Output the full material exactly as it appears here.

- [Data excerpt]:
-- start --

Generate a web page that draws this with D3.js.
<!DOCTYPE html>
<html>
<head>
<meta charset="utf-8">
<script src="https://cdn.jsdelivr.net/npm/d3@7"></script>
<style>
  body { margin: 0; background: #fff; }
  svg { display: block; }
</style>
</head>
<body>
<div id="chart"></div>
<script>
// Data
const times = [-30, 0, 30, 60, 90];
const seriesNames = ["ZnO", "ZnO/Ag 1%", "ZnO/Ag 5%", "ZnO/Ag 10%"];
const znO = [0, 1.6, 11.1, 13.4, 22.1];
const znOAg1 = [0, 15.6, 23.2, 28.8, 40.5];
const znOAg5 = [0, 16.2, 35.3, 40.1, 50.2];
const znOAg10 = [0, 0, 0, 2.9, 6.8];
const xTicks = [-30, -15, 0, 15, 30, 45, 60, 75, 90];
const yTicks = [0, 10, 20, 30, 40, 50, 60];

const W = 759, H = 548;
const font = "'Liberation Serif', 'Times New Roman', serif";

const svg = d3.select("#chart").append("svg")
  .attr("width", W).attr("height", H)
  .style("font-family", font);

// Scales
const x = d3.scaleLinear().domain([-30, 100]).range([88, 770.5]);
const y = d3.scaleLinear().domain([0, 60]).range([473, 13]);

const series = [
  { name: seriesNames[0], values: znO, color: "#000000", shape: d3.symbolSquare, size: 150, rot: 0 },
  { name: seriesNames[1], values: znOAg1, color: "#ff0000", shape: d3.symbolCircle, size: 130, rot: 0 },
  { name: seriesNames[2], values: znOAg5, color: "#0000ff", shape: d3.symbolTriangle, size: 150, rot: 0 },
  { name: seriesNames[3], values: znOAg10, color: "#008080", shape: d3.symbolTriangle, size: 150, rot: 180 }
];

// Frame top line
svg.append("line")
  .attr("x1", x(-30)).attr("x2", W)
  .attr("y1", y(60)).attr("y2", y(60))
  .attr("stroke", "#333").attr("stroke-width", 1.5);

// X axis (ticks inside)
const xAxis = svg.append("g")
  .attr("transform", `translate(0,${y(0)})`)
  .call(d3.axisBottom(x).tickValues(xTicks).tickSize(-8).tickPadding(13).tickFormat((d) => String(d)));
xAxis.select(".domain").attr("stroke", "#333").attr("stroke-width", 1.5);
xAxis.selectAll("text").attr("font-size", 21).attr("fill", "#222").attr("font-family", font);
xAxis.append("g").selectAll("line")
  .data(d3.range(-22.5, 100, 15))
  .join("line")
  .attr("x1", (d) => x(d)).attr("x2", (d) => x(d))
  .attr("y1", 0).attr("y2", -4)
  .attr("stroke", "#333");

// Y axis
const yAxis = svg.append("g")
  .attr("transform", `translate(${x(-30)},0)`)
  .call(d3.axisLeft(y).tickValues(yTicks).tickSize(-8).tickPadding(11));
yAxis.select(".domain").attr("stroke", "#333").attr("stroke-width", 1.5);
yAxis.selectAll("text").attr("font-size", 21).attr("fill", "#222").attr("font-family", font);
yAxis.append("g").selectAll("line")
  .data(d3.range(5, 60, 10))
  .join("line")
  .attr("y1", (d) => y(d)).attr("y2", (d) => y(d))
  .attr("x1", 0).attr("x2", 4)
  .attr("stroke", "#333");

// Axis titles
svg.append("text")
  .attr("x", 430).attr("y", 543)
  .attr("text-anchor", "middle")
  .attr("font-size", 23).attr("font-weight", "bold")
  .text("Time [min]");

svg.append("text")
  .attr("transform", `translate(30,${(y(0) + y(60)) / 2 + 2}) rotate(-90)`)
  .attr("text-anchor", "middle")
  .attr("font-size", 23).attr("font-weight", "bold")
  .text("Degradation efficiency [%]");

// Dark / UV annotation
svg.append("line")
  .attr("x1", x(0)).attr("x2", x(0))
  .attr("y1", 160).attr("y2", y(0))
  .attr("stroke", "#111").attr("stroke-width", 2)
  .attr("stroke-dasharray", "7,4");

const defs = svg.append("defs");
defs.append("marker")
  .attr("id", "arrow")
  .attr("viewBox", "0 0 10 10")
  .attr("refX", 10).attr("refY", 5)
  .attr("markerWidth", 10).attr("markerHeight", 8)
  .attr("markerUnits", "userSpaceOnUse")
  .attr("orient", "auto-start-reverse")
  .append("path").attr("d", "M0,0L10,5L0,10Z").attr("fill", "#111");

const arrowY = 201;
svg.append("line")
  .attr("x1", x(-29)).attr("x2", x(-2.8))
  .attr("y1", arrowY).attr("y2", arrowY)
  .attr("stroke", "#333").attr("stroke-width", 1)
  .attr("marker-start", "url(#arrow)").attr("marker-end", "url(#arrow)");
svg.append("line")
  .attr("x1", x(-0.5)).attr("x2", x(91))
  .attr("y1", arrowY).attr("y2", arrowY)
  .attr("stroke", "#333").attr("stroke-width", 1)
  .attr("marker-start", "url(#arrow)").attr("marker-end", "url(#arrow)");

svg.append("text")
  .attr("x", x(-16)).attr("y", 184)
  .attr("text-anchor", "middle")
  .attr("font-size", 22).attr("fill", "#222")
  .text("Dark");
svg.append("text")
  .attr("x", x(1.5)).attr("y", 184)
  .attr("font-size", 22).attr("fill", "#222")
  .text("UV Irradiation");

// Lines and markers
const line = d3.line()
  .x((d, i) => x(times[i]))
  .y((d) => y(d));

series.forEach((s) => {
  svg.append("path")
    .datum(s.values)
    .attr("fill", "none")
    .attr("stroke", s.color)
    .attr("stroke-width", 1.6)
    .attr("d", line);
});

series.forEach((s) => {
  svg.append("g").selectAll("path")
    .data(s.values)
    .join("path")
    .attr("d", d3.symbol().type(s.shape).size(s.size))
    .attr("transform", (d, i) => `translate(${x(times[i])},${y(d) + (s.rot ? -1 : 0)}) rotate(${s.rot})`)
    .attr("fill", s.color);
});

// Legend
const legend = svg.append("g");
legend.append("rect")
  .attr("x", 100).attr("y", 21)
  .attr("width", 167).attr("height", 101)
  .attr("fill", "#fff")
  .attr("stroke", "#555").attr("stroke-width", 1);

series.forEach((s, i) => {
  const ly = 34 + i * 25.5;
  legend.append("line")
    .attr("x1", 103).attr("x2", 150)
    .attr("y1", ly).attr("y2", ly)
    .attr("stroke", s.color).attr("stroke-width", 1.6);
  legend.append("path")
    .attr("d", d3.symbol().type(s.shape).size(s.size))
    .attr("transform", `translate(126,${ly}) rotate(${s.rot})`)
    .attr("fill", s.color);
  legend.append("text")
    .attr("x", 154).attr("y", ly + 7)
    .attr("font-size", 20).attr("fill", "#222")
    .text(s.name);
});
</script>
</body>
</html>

-- end --

- [Answer below]:
Generate a web page that draws this with D3.js.
<!DOCTYPE html>
<html>
<head>
<meta charset="utf-8">
<script src="https://cdn.jsdelivr.net/npm/d3@7"></script>
<style>
  body { margin: 0; background: #fff; }
  svg { display: block; }
</style>
</head>
<body>
<div id="chart"></div>
<script>
// Data
const times = [-30, 0, 30, 60, 90];
const seriesNames = ["ZnO", "ZnO/Ag 1%", "ZnO/Ag 5%", "ZnO/Ag 10%"];
const znO = [0, 1.6, 11.1, 13.4, 22.1];
const znOAg1 = [0, 15.6, 23.2, 28.8, 40.5];
const znOAg5 = [0, 16.2, 35.3, 40.1, 50.2];
const znOAg10 = [0, 0, 0, 2.9, 6.8];
const xTicks = [-30, -15, 0, 15, 30, 45, 60, 75, 90];
const yTicks = [0, 10, 20, 30, 40, 50, 60];

const W = 759, H = 548;
const font = "'Liberation Serif', 'Times New Roman', serif";

const svg = d3.select("#chart").append("svg")
  .attr("width", W).attr("height", H)
  .style("font-family", font);

// Scales
const x = d3.scaleLinear().domain([-30, 100]).range([88, 770.5]);
const y = d3.scaleLinear().domain([0, 60]).range([473, 13]);

const series = [
  { name: seriesNames[0], values: znO, color: "#000000", shape: d3.symbolSquare, size: 150, rot: 0 },
  { name: seriesNames[1], values: znOAg1, color: "#ff0000", shape: d3.symbolCircle, size: 130, rot: 0 },
  { name: seriesNames[2], values: znOAg5, color: "#0000ff", shape: d3.symbolTriangle, size: 150, rot: 0 },
  { name: seriesNames[3], values: znOAg10, color: "#008080", shape: d3.symbolTriangle, size: 150, rot: 180 }
];

// Frame top line
svg.append("line")
  .attr("x1", x(-30)).attr("x2", W)
  .attr("y1", y(60)).attr("y2", y(60))
  .attr("stroke", "#333").attr("stroke-width", 1.5);

// X axis (ticks inside)
const xAxis = svg.append("g")
  .attr("transform", `translate(0,${y(0)})`)
  .call(d3.axisBottom(x).tickValues(xTicks).tickSize(-8).tickPadding(13).tickFormat((d) => String(d)));
xAxis.select(".domain").attr("stroke", "#333").attr("stroke-width", 1.5);
xAxis.selectAll("text").attr("font-size", 21).attr("fill", "#222").attr("font-family", font);
xAxis.append("g").selectAll("line")
  .data(d3.range(-22.5, 100, 15))
  .join("line")
  .attr("x1", (d) => x(d)).attr("x2", (d) => x(d))
  .attr("y1", 0).attr("y2", -4)
  .attr("stroke", "#333");

// Y axis
const yAxis = svg.append("g")
  .attr("transform", `translate(${x(-30)},0)`)
  .call(d3.axisLeft(y).tickValues(yTicks).tickSize(-8).tickPadding(11));
yAxis.select(".domain").attr("stroke", "#333").attr("stroke-width", 1.5);
yAxis.selectAll("text").attr("font-size", 21).attr("fill", "#222").attr("font-family", font);
yAxis.append("g").selectAll("line")
  .data(d3.range(5, 60, 10))
  .join("line")
  .attr("y1", (d) => y(d)).attr("y2", (d) => y(d))
  .attr("x1", 0).attr("x2", 4)
  .attr("stroke", "#333");

// Axis titles
svg.append("text")
  .attr("x", 430).attr("y", 543)
  .attr("text-anchor", "middle")
  .attr("font-size", 23).attr("font-weight", "bold")
  .text("Time [min]");

svg.append("text")
  .attr("transform", `translate(30,${(y(0) + y(60)) / 2 + 2}) rotate(-90)`)
  .attr("text-anchor", "middle")
  .attr("font-size", 23).attr("font-weight", "bold")
  .text("Degradation efficiency [%]");

// Dark / UV annotation
svg.append("line")
  .attr("x1", x(0)).attr("x2", x(0))
  .attr("y1", 160).attr("y2", y(0))
  .attr("stroke", "#111").attr("stroke-width", 2)
  .attr("stroke-dasharray", "7,4");

const defs = svg.append("defs");
defs.append("marker")
  .attr("id", "arrow")
  .attr("viewBox", "0 0 10 10")
  .attr("refX", 10).attr("refY", 5)
  .attr("markerWidth", 10).attr("markerHeight", 8)
  .attr("markerUnits", "userSpaceOnUse")
  .attr("orient", "auto-start-reverse")
  .append("path").attr("d", "M0,0L10,5L0,10Z").attr("fill", "#111");

const arrowY = 201;
svg.append("line")
  .attr("x1", x(-29)).attr("x2", x(-2.8))
  .attr("y1", arrowY).attr("y2", arrowY)
  .attr("stroke", "#333").attr("stroke-width", 1)
  .attr("marker-start", "url(#arrow)").attr("marker-end", "url(#arrow)");
svg.append("line")
  .attr("x1", x(-0.5)).attr("x2", x(91))
  .attr("y1", arrowY).attr("y2", arrowY)
  .attr("stroke", "#333").attr("stroke-width", 1)
  .attr("marker-start", "url(#arrow)").attr("marker-end", "url(#arrow)");

svg.append("text")
  .attr("x", x(-16)).attr("y", 184)
  .attr("text-anchor", "middle")
  .attr("font-size", 22).attr("fill", "#222")
  .text("Dark");
svg.append("text")
  .attr("x", x(1.5)).attr("y", 184)
  .attr("font-size", 22).attr("fill", "#222")
  .text("UV Irradiation");

// Lines and markers
const line = d3.line()
  .x((d, i) => x(times[i]))
  .y((d) => y(d));

series.forEach((s) => {
  svg.append("path")
    .datum(s.values)
    .attr("fill", "none")
    .attr("stroke", s.color)
    .attr("stroke-width", 1.6)
    .attr("d", line);
});

series.forEach((s) => {
  svg.append("g").selectAll("path")
    .data(s.values)
    .join("path")
    .attr("d", d3.symbol().type(s.shape).size(s.size))
    .attr("transform", (d, i) => `translate(${x(times[i])},${y(d) + (s.rot ? -1 : 0)}) rotate(${s.rot})`)
    .attr("fill", s.color);
});

// Legend
const legend = svg.append("g");
legend.append("rect")
  .attr("x", 100).attr("y", 21)
  .attr("width", 167).attr("height", 101)
  .attr("fill", "#fff")
  .attr("stroke", "#555").attr("stroke-width", 1);

series.forEach((s, i) => {
  const ly = 34 + i * 25.5;
  legend.append("line")
    .attr("x1", 103).attr("x2", 150)
    .attr("y1", ly).attr("y2", ly)
    .attr("stroke", s.color).attr("stroke-width", 1.6);
  legend.append("path")
    .attr("d", d3.symbol().type(s.shape).size(s.size))
    .attr("transform", `translate(126,${ly}) rotate(${s.rot})`)
    .attr("fill", s.color);
  legend.append("text")
    .attr("x", 154).attr("y", ly + 7)
    .attr("font-size", 20).attr("fill", "#222")
    .text(s.name);
});
</script>
</body>
</html>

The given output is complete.